__AIM__: Begin with the first line of the material and write out each line exactly, ending with the line that contains "Serif', 'Times New". Pictures are not part of the copy.

__SUPPLIED DATA__:

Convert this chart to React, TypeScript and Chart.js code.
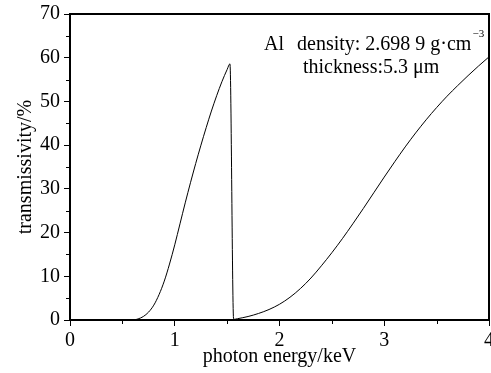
import React, { useEffect, useRef } from 'react';
import { Chart, registerables } from 'chart.js';

Chart.register(...registerables);

// photon energy (keV) and transmissivity (%)
const energyKeV = [
  0, 0.6, 0.65, 0.7, 0.75, 0.8, 0.85, 0.9, 0.95, 1.0, 1.05, 1.1, 1.15, 1.2, 1.25, 1.3, 1.35, 1.4, 1.45, 1.5, 1.527,
  1.562, 1.6, 1.7, 1.8, 1.9, 2.0, 2.1, 2.2, 2.3, 2.4, 2.5, 2.6, 2.7, 2.8, 2.9, 3.0, 3.1, 3.2, 3.3, 3.4, 3.5, 3.6,
  3.7, 3.8, 3.9, 4.0,
];
const transmissivity = [
  0, 0, 0.25, 0.8, 1.8, 3.4, 5.8, 8.9, 12.8, 17.2, 22.0, 26.8, 31.4, 35.8, 40.0, 44.0, 47.8, 51.3, 54.5, 57.3, 58.6,
  0.15, 0.3, 0.8, 1.5, 2.4, 3.6, 5.2, 7.2, 9.6, 12.4, 15.4, 18.6, 22.0, 25.5, 29.1, 32.7, 36.2, 39.6, 42.8, 45.8,
  48.6, 51.2, 53.6, 55.9, 58.1, 60.2,
];
const xMinorTicks = [0.5, 1.5, 2.5, 3.5];
const yMinorTicks = [5, 15, 25, 35, 45, 55, 65];

const xTitle = 'photon energy/keV';
const yTitle = 'transmissivity/%';
const noteElement = 'Al';
const noteDensity = 'density: 2.698 9 g·cm';
const noteDensityExp = '−3';
const noteThickness = 'thickness:5.3 μm';

const SERIF = "'Liberation Serif', 'Times New Roman', serif";

const framePlugin = {
  id: 'frameAndNotes',
  afterDraw(chart: any) {
    const { ctx, chartArea: a, scales } = chart;
    ctx.save();
    ctx.strokeStyle = '#000';
    ctx.lineWidth = 2;
    ctx.beginPath();
    ctx.moveTo(a.left, a.top);
    ctx.lineTo(a.right, a.top);
    ctx.lineTo(a.right, a.bottom);
    ctx.stroke();

    ctx.lineWidth = 1;
    ctx.beginPath();
    for (const v of xMinorTicks) {
      const px = Math.round(scales.x.getPixelForValue(v)) + 0.5;
      ctx.moveTo(px, a.bottom);
      ctx.lineTo(px, a.bottom + 4);
    }
    for (const v of yMinorTicks) {
      const py = Math.round(scales.y.getPixelForValue(v)) + 0.5;
      ctx.moveTo(a.left - 4, py);
      ctx.lineTo(a.left, py);
    }
    ctx.stroke();

    // annotation
    ctx.fillStyle = '#000';
    ctx.textBaseline = 'alphabetic';
    ctx.textAlign = 'left';
    ctx.font = `20px ${SERIF}`;
    ctx.fillText(noteElement, a.left + 194, a.top + 36);
    const dx = a.left + 227;
    ctx.fillText(noteDensity, dx, a.top + 36);
    const w = ctx.measureText(noteDensity).width;
    ctx.font = `11px ${SERIF}`;
    ctx.fillText(noteDensityExp, dx + w + 1, a.top + 23);
    ctx.font = `20px ${SERIF}`;
    ctx.fillText(noteThickness, a.left + 233, a.top + 59);
    ctx.restore();
  },
};

export default function App() {
  const ref = useRef<HTMLCanvasElement>(null);

  useEffect(() => {
    if (!ref.current) return;
    Chart.defaults.font.family = SERIF;
    Chart.defaults.color = '#000';
    const points = energyKeV.map((e, i) => ({ x: e, y: transmissivity[i] }));
    const chart = new Chart(ref.current, {
      type: 'scatter',
      data: {
        datasets: [
          {
            data: points,
            showLine: true,
            borderColor: '#000',
            borderWidth: 1,
            pointRadius: 0,
            cubicInterpolationMode: 'monotone',
            fill: false,
          },
        ],
      },
      options: {
        responsive: false,
        maintainAspectRatio: false,
        animation: false,
        layout: { padding: { top: 14, right: 2, left: 0, bottom: 0 } },
        plugins: { legend: { display: false }, tooltip: { enabled: false } },
        scales: {
          x: {
            type: 'linear',
            min: 0,
            max: 4,
            ticks: { stepSize: 1, font: { size: 20 }, color: '#000', padding: 3, maxRotation: 0 },
            grid: { drawOnChartArea: false, tickLength: 6, tickColor: '#000', tickWidth: 1 },
            border: { display: true, color: '#000', width: 2 },
            title: { display: true, text: xTitle, font: { size: 20 }, color: '#000', padding: { top: 0, bottom: 4 } },
            afterFit(scale: any) {
              scale.height = 53;
              scale.paddingLeft = 0;
              scale.paddingRight = 0;
            },
          },
          y: {
            type: 'linear',
            min: 0,
            max: 70,
            ticks: { stepSize: 10, font: { size: 20 }, color: '#000', padding: 4 },
            grid: { drawOnChartArea: false, tickLength: 6, tickColor: '#000', tickWidth: 1 },
            border: { display: true, color: '#000', width: 2 },
            title: { display: true, text: yTitle, font: { size: 20 }, color: '#000', padding: { top: 14, bottom: 4 } },
            afterFit(scale: any) {
              scale.width = 70;
              scale.paddingTop = 0;
              scale.paddingBottom = 0;
            },
          },
        },
      },
      plugins: [framePlugin],
    });
    return () => chart.destroy();
  }, []);

  return (
    <div style={{ position: 'fixed', left: 0, top: 0, width: 491, height: 373, background: '#fff' }}>
      <canvas ref={ref} width={491} height={373} style={{ display: 'block' }} />
    </div>
  );
}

__SOLUTION__:
Convert this chart to React, TypeScript and Chart.js code.
import React, { useEffect, useRef } from 'react';
import { Chart, registerables } from 'chart.js';

Chart.register(...registerables);

// photon energy (keV) and transmissivity (%)
const energyKeV = [
  0, 0.6, 0.65, 0.7, 0.75, 0.8, 0.85, 0.9, 0.95, 1.0, 1.05, 1.1, 1.15, 1.2, 1.25, 1.3, 1.35, 1.4, 1.45, 1.5, 1.527,
  1.562, 1.6, 1.7, 1.8, 1.9, 2.0, 2.1, 2.2, 2.3, 2.4, 2.5, 2.6, 2.7, 2.8, 2.9, 3.0, 3.1, 3.2, 3.3, 3.4, 3.5, 3.6,
  3.7, 3.8, 3.9, 4.0,
];
const transmissivity = [
  0, 0, 0.25, 0.8, 1.8, 3.4, 5.8, 8.9, 12.8, 17.2, 22.0, 26.8, 31.4, 35.8, 40.0, 44.0, 47.8, 51.3, 54.5, 57.3, 58.6,
  0.15, 0.3, 0.8, 1.5, 2.4, 3.6, 5.2, 7.2, 9.6, 12.4, 15.4, 18.6, 22.0, 25.5, 29.1, 32.7, 36.2, 39.6, 42.8, 45.8,
  48.6, 51.2, 53.6, 55.9, 58.1, 60.2,
];
const xMinorTicks = [0.5, 1.5, 2.5, 3.5];
const yMinorTicks = [5, 15, 25, 35, 45, 55, 65];

const xTitle = 'photon energy/keV';
const yTitle = 'transmissivity/%';
const noteElement = 'Al';
const noteDensity = 'density: 2.698 9 g·cm';
const noteDensityExp = '−3';
const noteThickness = 'thickness:5.3 μm';

const SERIF = "'Liberation Serif', 'Times New Roman', serif";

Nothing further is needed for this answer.